Birmingham New Street, the city's main station, is a five-minute walk from Moor Street; Baker Street, where several London Underground lines call, is a five-minute walk from London Marylebone.

==Future==
===Battery/diesel trains===
In September 2021, Class 168/3 HybridFlex battery/diesel trains were introduced, with lower emissions. The trains operate on batteries, giving zero emissions when in stations or sensitive urban areas. However, the trains were removed from service in September 2023 as the diesel engine emitted high pollutants in stations.

===Electrification===
No section of the line is electrified but, in 2010, the then chairman of Chiltern Railways, Adrian Shooter, indicated that electrification was being considered, though not in the immediate future. He added: "We could do some very interesting things with high-acceleration electric multiple units and possibly some further infrastructure work."

===Other plans===
There are several proposals:
- The restoration of the quadruple track between South Ruislip and West Ruislip, allowing trains to call at both stations without blocking the line. Triple track currently exists at West Ruislip, with the up platform loop still in situ, and at South Ruislip, with the Down Main through line in situ.
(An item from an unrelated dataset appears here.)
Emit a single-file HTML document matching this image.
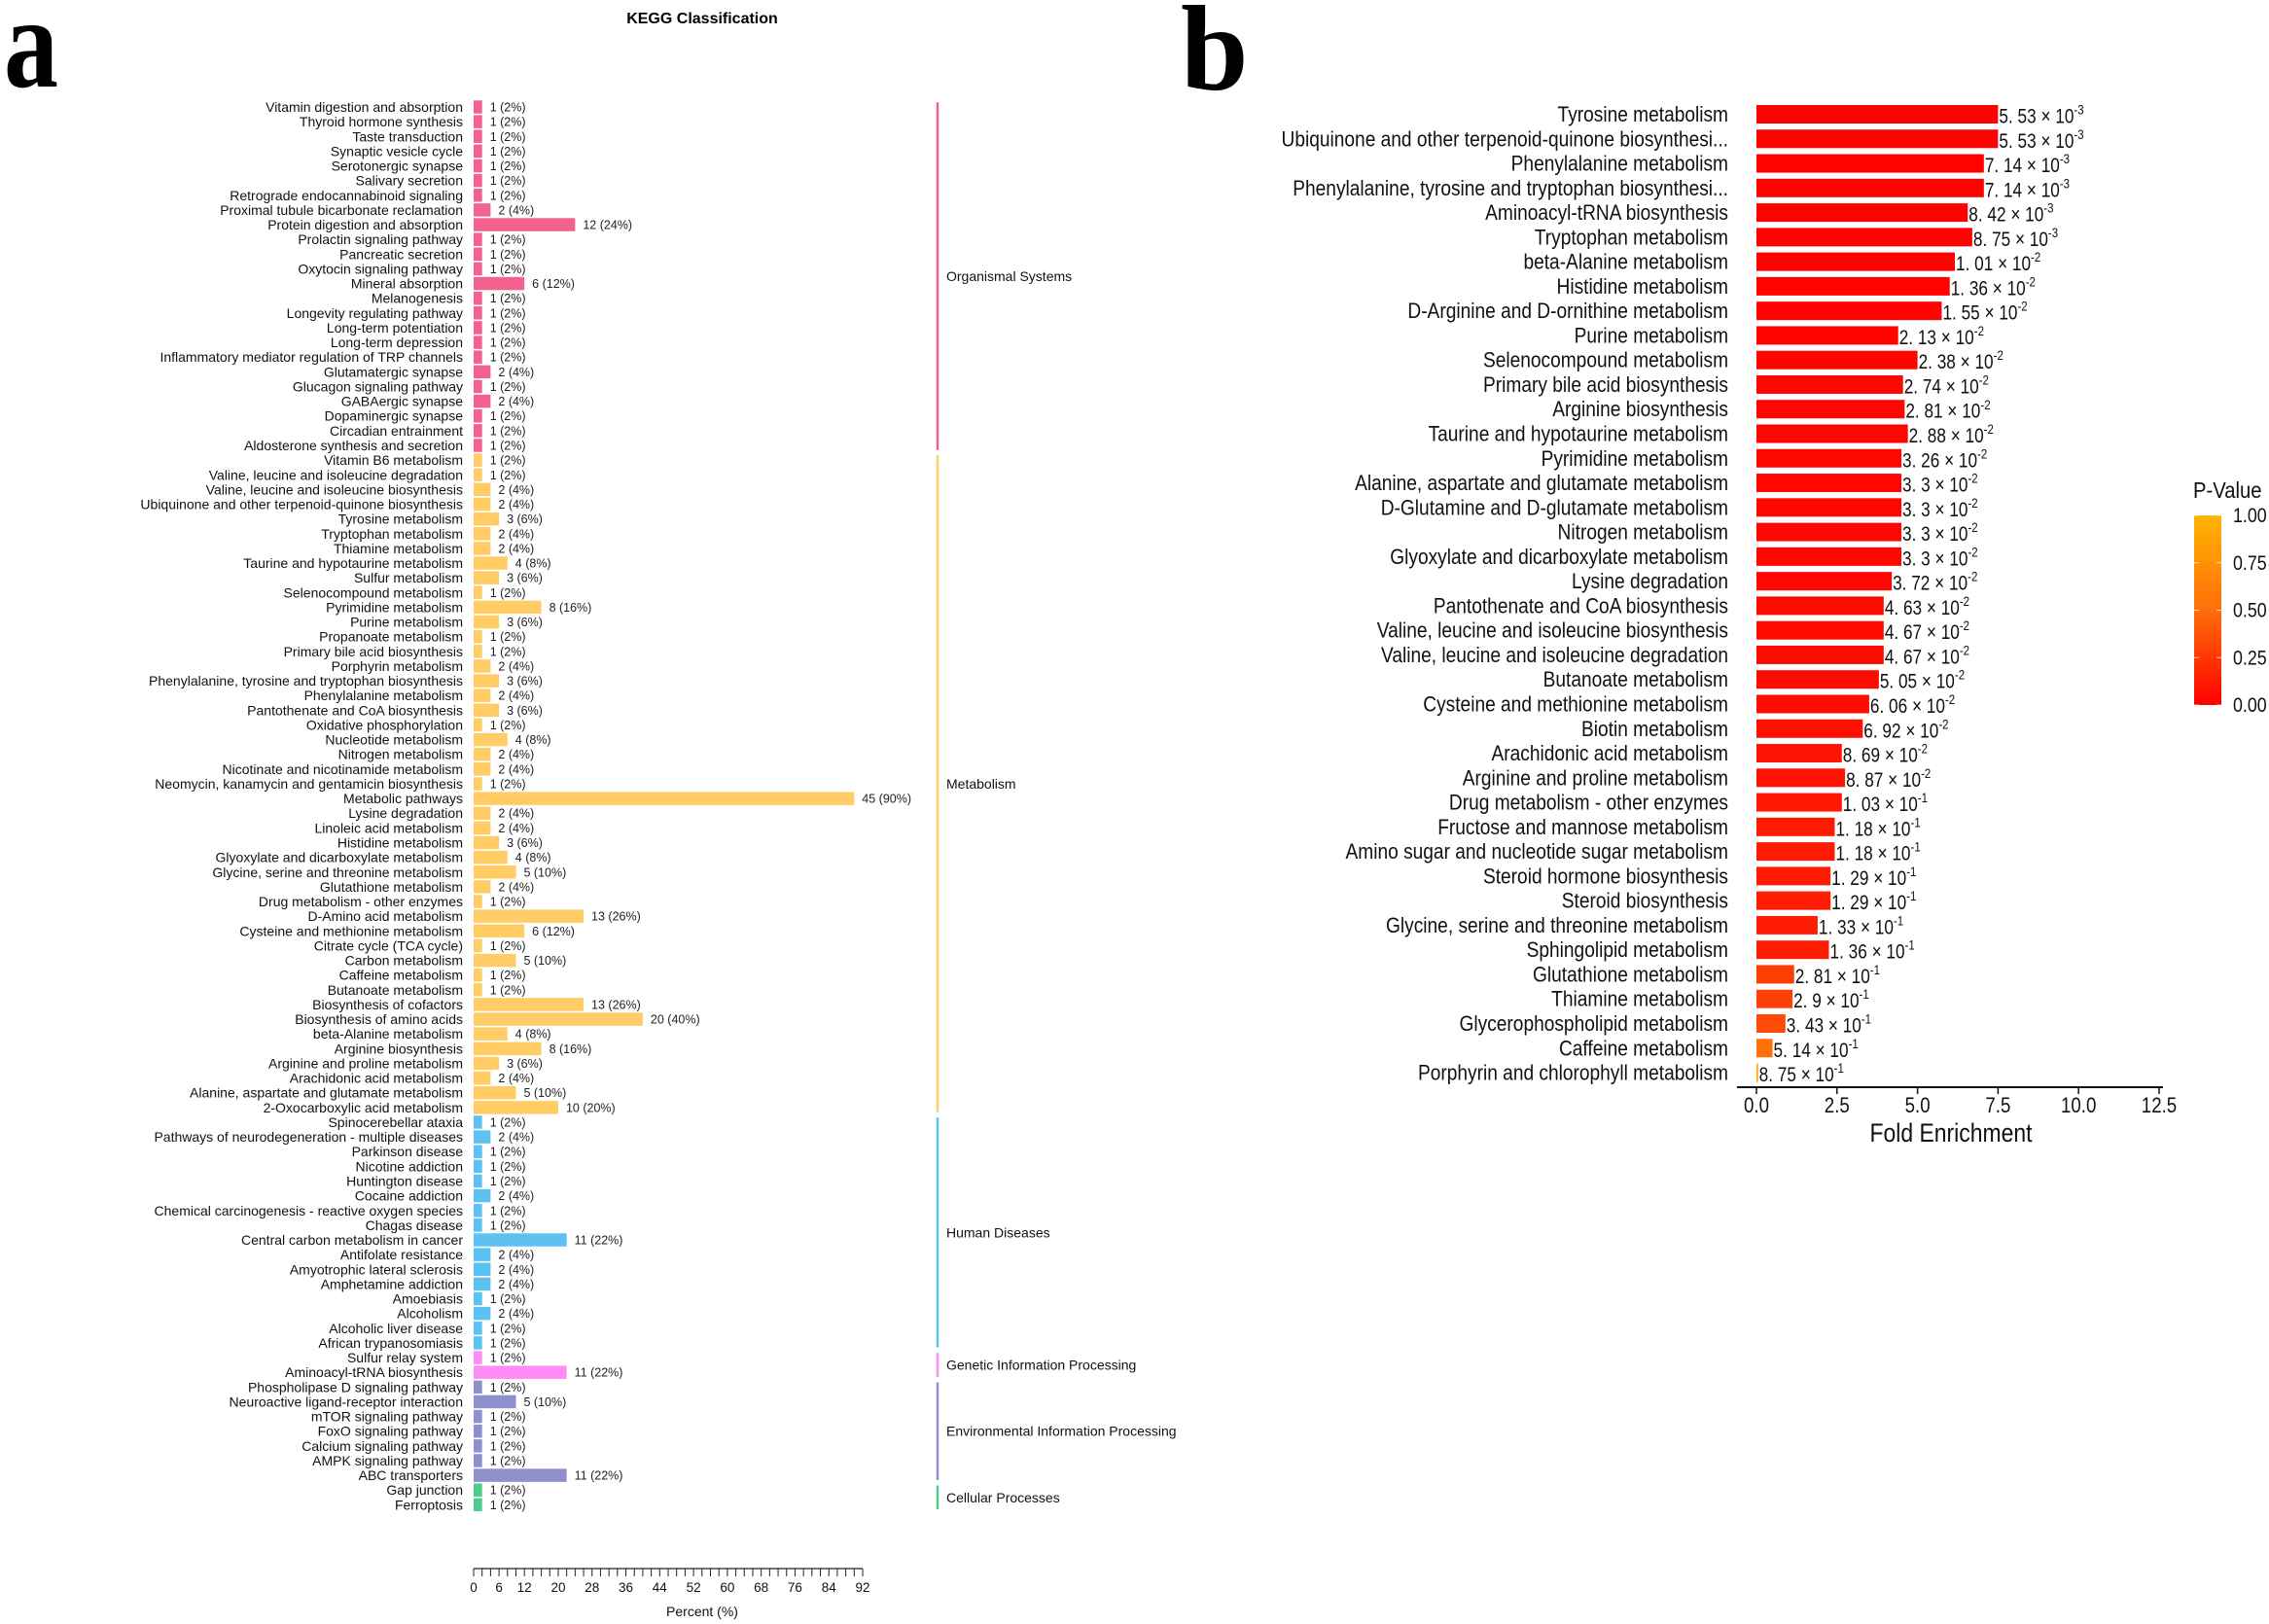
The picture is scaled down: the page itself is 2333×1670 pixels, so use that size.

This would involve the reconstruction of the down platform at West Ruislip, the reconstruction of the up platform at South Ruislip and the demolition of West Ruislip signal box.
- Building of a new combined West Hampstead Interchange, bringing together what are currently three close by, but physically separated stations to allow easy interchange with the London Overground (Mildmay Line), London Underground (Jubilee line) and Thameslink (Thameslink line) and Chiltern Railways, with new Metropolitan line platforms possible.